Seminars and Events

Artificial Intelligence Seminar

Population-Based Methods for Single- and Multi-Agent Reinforcement Learning

Event Details

Ensemble methods for reinforcement learning have gained attention in recent years, due to their ability to represent model uncertainty and use it to guide exploration and to reduce value estimation bias. We present MeanQ, a very simple ensemble method with record-setting performance, and show how it reduces estimation variance enough to operate without a stabilizing target network. Curiously, MeanQ is theoretically *almost* equivalent to a non-ensemble state-of-the-art method that it significantly outperforms, raising questions about the interaction between uncertainty estimation, representation, and resampling.
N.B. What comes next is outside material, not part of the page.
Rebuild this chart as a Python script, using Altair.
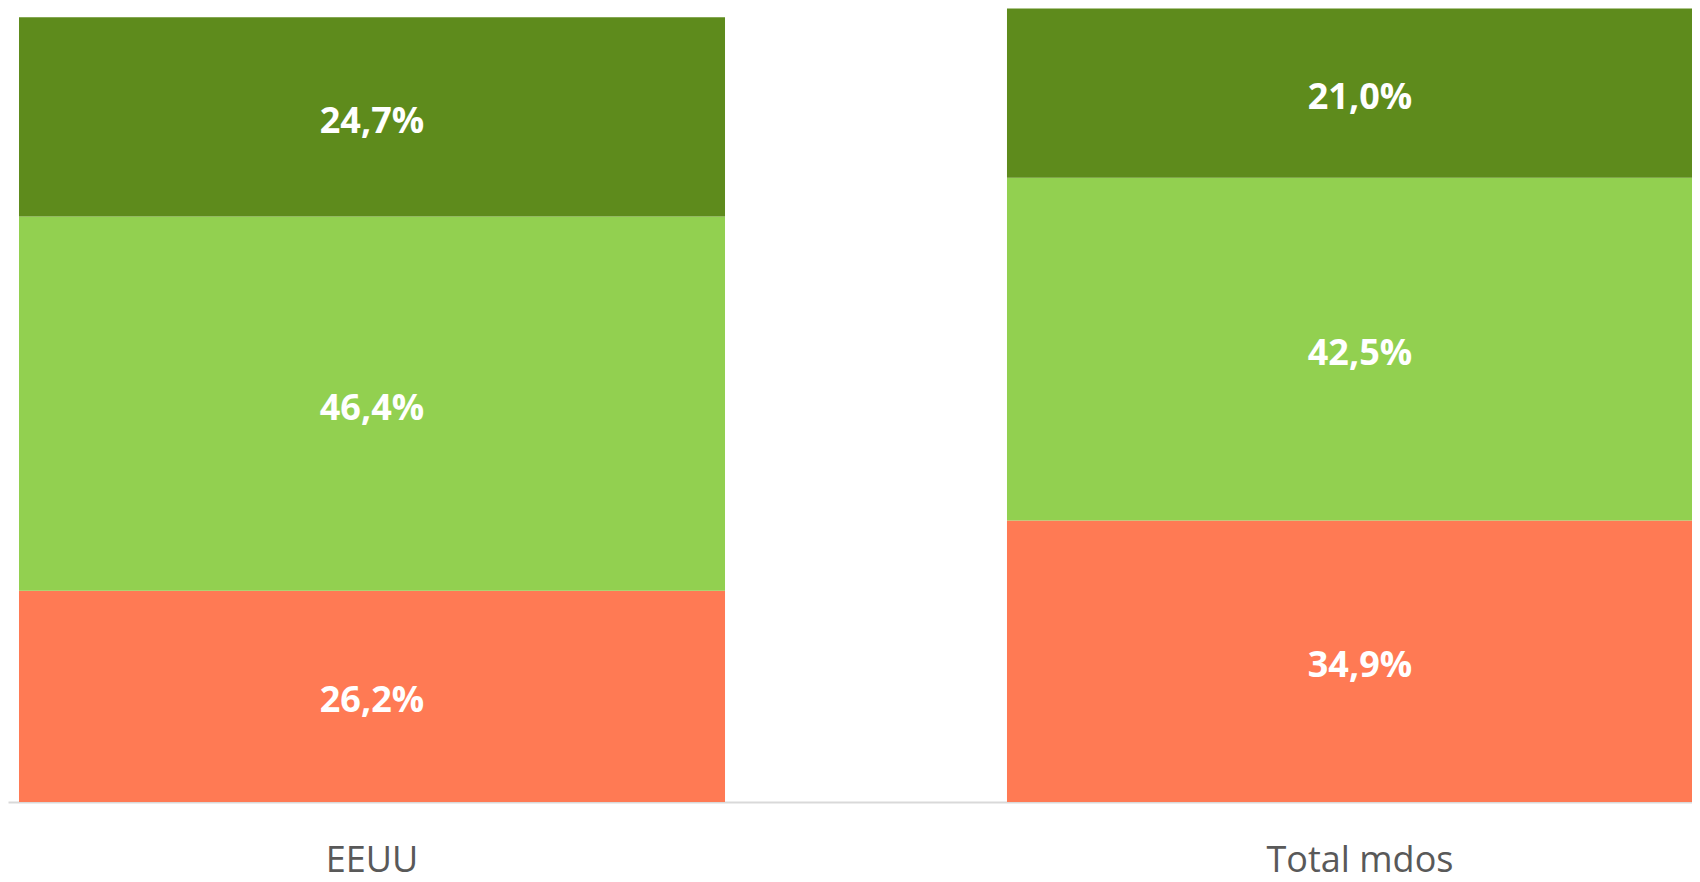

In adversarial environments, where a second agent attempts to minimize the first’s rewards, double-oracle (DO) methods grow a population of policies for both agents by iteratively adding the best response to the current population. DO algorithms are guaranteed to converge when they exhaust all policies, but are only efficient when they find a small population that induces a good agent. We present XDO, a DO algorithm that exploits the game’s sequential structure to exponentially reduce the worst-case population size. Curiously, the small population size more than compensates for the algorithm’s increased complexity per iteration.

Speaker Bio

Roy Fox is an Assistant Professor and director of the Intelligent Dynamics Lab at the Department of Computer Science at UCI. His research interests include theory and applications of reinforcement learning, algorithmic game theory, information theory, and robotics. His current research focuses on structure, exploration, and optimization in deep reinforcement learning and imitation learning of virtual and physical agents and multi-agent systems. He was previously a postdoc at UC Berkeley, where he developed algorithms and systems that interact with humans to learn structured control policies for robotics and program synthesis.